START RECORD EXTRACTS

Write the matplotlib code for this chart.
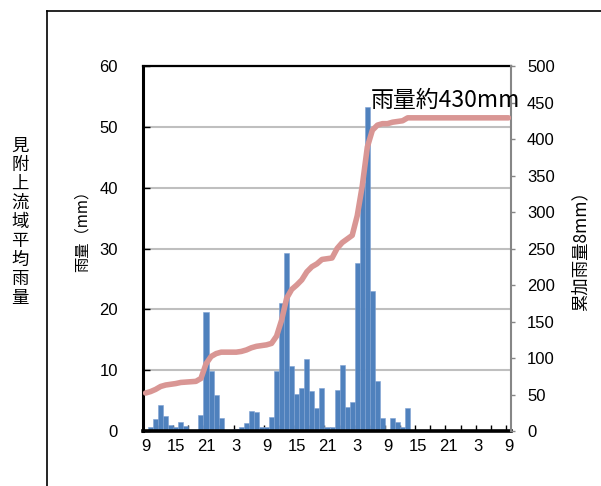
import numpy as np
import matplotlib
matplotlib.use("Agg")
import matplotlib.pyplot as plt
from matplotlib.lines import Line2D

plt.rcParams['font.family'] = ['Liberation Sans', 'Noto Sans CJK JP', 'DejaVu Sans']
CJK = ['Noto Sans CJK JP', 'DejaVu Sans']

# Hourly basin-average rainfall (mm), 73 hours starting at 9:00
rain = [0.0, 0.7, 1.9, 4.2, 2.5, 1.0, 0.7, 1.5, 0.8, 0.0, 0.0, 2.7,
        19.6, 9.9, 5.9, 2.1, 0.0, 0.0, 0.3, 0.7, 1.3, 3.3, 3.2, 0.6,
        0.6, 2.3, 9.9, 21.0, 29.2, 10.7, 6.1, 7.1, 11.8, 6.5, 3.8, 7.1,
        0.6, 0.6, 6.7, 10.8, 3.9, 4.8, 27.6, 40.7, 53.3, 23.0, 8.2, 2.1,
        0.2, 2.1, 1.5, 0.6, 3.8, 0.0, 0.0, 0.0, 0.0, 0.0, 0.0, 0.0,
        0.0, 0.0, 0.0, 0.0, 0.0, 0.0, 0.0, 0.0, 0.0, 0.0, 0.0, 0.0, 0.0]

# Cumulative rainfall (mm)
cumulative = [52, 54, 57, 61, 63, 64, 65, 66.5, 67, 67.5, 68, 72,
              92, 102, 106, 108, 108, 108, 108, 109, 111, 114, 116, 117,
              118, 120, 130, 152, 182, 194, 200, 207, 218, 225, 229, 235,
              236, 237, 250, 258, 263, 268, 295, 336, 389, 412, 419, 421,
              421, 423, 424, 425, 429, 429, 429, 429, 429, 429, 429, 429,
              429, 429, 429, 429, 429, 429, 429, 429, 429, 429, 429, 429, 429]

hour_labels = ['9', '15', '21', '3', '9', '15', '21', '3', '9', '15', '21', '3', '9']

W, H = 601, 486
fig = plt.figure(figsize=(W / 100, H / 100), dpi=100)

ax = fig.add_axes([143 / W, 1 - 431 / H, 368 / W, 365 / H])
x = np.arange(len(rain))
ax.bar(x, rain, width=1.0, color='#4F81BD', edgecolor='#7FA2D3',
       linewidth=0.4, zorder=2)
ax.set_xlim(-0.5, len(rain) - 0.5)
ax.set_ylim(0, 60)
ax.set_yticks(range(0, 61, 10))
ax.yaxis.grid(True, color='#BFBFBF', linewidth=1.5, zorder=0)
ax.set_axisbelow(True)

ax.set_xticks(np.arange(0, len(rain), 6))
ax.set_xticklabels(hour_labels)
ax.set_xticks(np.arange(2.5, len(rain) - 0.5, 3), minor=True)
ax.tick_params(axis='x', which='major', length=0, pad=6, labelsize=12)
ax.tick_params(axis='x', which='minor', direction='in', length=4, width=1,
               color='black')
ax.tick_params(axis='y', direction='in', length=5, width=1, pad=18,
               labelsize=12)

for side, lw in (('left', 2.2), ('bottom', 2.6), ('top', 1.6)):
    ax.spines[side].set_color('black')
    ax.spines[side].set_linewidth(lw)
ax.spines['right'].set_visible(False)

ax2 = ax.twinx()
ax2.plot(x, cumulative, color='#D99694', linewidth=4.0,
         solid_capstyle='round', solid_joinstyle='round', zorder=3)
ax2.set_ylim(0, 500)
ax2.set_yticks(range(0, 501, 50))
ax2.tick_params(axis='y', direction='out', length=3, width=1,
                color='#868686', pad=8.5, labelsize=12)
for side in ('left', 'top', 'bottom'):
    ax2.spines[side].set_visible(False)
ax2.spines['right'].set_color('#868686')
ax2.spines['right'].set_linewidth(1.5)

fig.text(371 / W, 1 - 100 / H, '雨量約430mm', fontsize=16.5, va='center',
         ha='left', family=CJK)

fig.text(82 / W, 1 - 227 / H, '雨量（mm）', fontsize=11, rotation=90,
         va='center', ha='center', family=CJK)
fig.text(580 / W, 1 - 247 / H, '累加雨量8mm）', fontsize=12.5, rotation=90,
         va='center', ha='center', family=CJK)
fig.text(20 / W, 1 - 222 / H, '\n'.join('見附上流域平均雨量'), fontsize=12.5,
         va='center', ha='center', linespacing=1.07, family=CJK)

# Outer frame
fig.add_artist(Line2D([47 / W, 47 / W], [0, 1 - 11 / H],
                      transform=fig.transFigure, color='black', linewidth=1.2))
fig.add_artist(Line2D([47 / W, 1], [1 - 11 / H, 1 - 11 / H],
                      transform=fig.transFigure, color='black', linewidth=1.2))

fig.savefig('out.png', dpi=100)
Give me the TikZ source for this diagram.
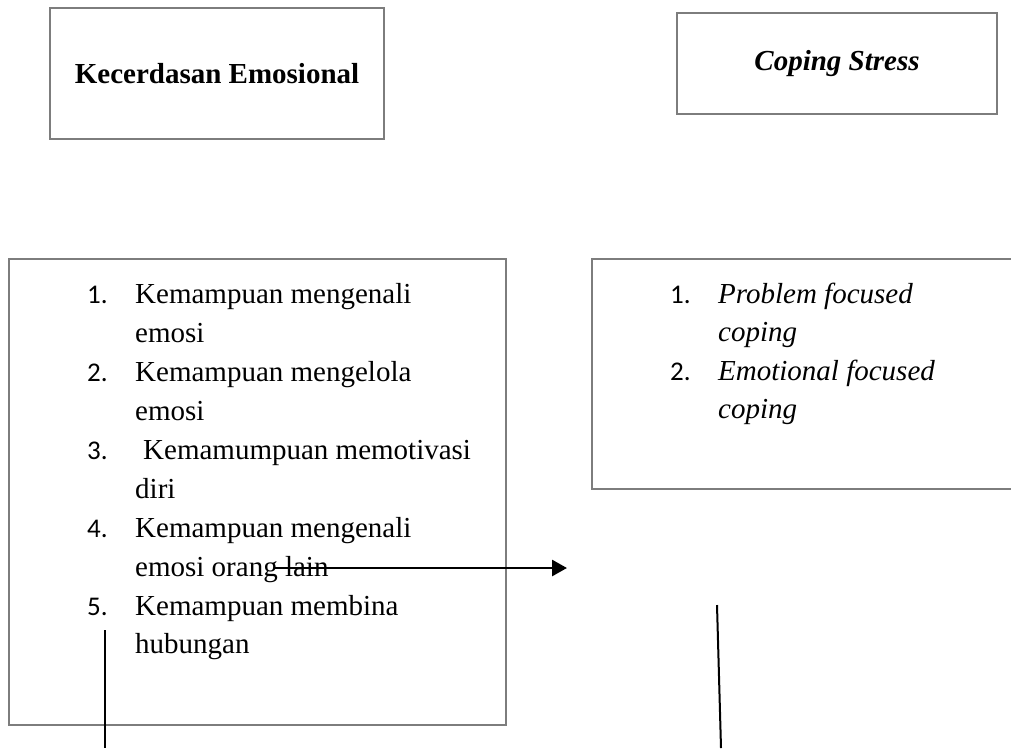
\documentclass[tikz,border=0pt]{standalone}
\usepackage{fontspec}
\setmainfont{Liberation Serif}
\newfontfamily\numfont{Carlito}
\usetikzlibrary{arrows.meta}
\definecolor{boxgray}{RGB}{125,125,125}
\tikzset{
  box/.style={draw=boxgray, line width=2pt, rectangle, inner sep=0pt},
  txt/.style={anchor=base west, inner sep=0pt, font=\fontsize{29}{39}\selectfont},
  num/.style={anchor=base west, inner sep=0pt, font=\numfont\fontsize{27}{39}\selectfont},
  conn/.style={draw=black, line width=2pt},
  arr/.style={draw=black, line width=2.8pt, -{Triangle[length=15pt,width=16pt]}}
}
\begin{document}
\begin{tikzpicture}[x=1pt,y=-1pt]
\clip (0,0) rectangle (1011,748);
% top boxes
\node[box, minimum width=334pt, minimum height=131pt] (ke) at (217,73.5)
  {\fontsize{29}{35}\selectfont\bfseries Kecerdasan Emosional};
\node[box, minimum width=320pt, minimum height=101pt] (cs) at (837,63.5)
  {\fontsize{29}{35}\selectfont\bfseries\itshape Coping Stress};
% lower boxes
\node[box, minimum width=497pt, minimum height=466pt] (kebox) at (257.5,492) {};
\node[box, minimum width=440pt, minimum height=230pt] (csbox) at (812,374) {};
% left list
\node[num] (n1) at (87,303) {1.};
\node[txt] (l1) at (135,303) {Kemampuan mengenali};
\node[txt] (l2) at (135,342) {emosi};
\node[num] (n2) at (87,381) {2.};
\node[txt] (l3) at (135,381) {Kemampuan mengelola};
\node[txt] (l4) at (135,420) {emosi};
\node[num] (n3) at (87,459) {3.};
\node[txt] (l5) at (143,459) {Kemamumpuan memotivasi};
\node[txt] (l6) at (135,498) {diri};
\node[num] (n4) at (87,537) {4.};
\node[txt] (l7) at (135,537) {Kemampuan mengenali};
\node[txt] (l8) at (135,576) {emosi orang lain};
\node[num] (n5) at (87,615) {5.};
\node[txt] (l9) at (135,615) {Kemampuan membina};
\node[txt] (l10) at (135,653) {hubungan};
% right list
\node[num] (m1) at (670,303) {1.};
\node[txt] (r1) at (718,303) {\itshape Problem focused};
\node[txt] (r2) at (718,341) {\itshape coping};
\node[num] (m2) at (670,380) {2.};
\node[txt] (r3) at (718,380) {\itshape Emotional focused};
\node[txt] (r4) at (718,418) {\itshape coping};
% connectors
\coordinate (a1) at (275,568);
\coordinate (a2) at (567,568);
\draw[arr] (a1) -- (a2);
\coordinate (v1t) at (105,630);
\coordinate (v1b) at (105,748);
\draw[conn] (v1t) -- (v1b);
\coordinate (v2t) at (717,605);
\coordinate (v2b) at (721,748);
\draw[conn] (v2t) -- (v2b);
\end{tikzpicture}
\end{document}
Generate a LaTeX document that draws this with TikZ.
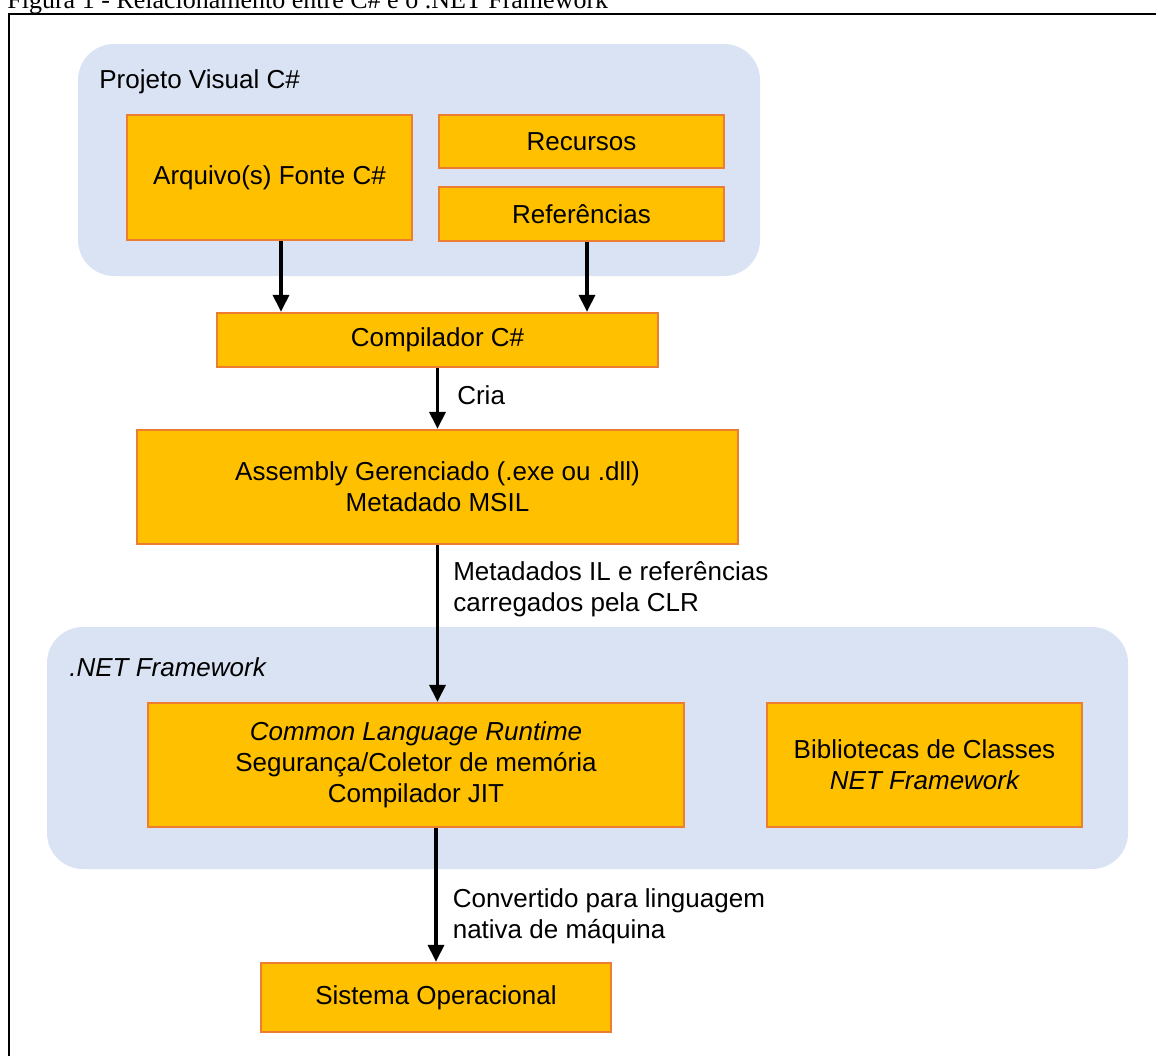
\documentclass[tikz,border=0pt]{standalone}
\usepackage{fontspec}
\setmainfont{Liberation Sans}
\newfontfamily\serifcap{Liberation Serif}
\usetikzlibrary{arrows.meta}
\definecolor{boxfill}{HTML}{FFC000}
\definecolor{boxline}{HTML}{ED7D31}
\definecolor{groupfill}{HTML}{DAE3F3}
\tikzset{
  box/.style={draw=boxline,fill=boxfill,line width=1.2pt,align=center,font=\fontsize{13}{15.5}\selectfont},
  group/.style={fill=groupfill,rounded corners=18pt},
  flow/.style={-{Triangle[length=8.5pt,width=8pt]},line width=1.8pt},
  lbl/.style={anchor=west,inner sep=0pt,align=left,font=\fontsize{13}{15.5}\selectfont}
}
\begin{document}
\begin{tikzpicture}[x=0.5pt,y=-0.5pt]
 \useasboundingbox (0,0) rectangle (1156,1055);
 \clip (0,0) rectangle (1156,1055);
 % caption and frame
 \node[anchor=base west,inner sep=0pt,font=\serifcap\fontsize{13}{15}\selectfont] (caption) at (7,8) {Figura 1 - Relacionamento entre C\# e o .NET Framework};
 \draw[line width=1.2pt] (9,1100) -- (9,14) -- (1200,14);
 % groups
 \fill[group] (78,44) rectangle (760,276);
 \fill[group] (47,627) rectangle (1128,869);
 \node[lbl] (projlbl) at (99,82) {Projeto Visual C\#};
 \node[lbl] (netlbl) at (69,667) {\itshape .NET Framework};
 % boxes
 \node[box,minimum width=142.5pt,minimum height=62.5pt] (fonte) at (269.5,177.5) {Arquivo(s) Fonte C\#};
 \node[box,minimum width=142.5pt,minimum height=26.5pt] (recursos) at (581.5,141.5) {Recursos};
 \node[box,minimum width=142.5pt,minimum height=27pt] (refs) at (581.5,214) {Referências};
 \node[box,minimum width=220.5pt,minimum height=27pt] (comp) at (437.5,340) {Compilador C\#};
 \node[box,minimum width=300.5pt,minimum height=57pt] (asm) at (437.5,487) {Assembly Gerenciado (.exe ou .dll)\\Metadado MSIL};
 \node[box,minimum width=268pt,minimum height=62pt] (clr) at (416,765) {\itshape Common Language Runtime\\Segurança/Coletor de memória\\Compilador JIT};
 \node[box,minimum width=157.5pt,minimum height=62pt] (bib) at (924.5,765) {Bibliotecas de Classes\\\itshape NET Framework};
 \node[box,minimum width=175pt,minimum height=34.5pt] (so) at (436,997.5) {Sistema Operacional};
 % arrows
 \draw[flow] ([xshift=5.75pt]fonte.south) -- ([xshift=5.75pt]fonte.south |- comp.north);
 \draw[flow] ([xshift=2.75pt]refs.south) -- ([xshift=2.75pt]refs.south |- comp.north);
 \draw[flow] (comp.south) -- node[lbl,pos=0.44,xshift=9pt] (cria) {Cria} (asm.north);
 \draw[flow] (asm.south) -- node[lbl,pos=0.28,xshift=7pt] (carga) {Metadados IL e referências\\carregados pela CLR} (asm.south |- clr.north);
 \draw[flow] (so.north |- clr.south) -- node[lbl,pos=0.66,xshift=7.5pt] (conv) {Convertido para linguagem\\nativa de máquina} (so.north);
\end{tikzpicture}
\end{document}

END RECORD EXTRACTS

◆ EXERCISE AIM
Your answer should be a single number: the count of lines in the entries that contain the word "matplotlib".

◆ RESULT FOR THIS TASK
5